Protocol Change

FCC repeals net neutrality rules AI-researched

Dependency: Net neutrality protections (Open Internet Order 2015) Wikipedia

The FCC voted to repeal net neutrality rules on December 14, 2017, enabling ISPs to throttle and prioritize traffic — researchers subsequently documented systematic throttling of video streaming services, degrading conditions for bandwidth-intensive net art, live-streamed performances, and independent video distribution.

Fixes & Mitigations

  • Workaround: Artists and small platforms can use CDNs and adaptive bitrate streaming to partially mitigate throttling, but this adds cost and complexity that disproportionately burdens independent creators.
  • No fix available: The structural asymmetry — large platforms can negotiate peering agreements and zero-rating deals that independent art servers cannot — is an ongoing condition with no technical fix.

On December 14, 2017, the FCC voted 3-2 to repeal the Open Internet Order of 2015, eliminating rules that had prohibited internet service providers from blocking, throttling, or creating paid fast lanes for internet traffic.
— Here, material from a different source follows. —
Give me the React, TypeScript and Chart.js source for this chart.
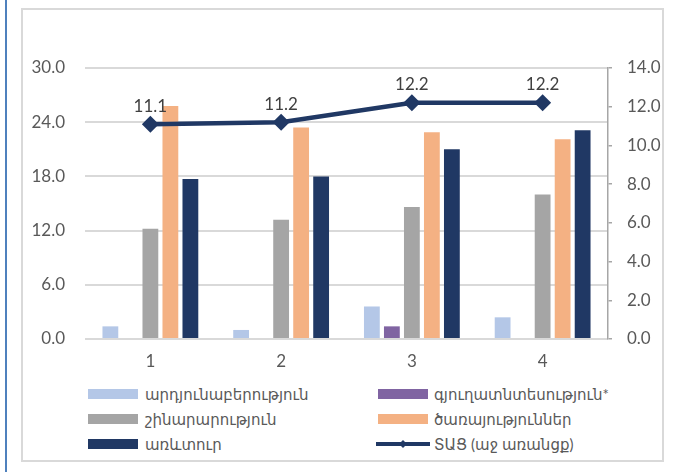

The repeal took effect on June 11, 2018.

What changed

The repeal did not cause an immediate, visible catastrophe for online art. Its damage was structural and cumulative, creating a tiered internet where bandwidth-intensive work by independent artists faced systematically worse delivery conditions than content from large commercial platforms.

Researchers from Northeastern University and the University of Massachusetts Amherst documented the consequences empirically: from early 2018 to early 2019, AT&T throttled Netflix 70% of the time and YouTube 74% of the time — but not Amazon Prime Video. T-Mobile throttled Amazon Prime Video in 51% of tests but left Skype and Vimeo untouched. These were not transparent network management policies but selective, undisclosed degradation of specific services.

For net art and online creative work, the implications were clear. An artist streaming a live performance on an independent server, or hosting high-resolution video art on a personal domain, was competing for bandwidth against platforms that could negotiate zero-rating deals and priority peering arrangements. AT&T exempted its own DirecTV Now streaming service from customers’ data caps, meaning a video artwork hosted on any other platform was effectively more expensive to watch on mobile.

The repeal created conditions that favored consolidation: artists migrated to major platforms (YouTube, Vimeo, Instagram) not because those platforms were better suited to their work, but because the work would actually reach audiences without buffering or data-cap penalties. This further concentrated creative distribution through a small number of corporate gatekeepers — platforms that impose their own content policies, algorithmic curation, and format constraints on the work they host.

Notes

Net neutrality’s impact on art is a slow-acting structural harm rather than a discrete extinction event. No single artwork died on December 14, 2017. But the repeal shifted the economics of online art distribution in ways that continue to push independent, bandwidth-intensive creative work toward platform dependency.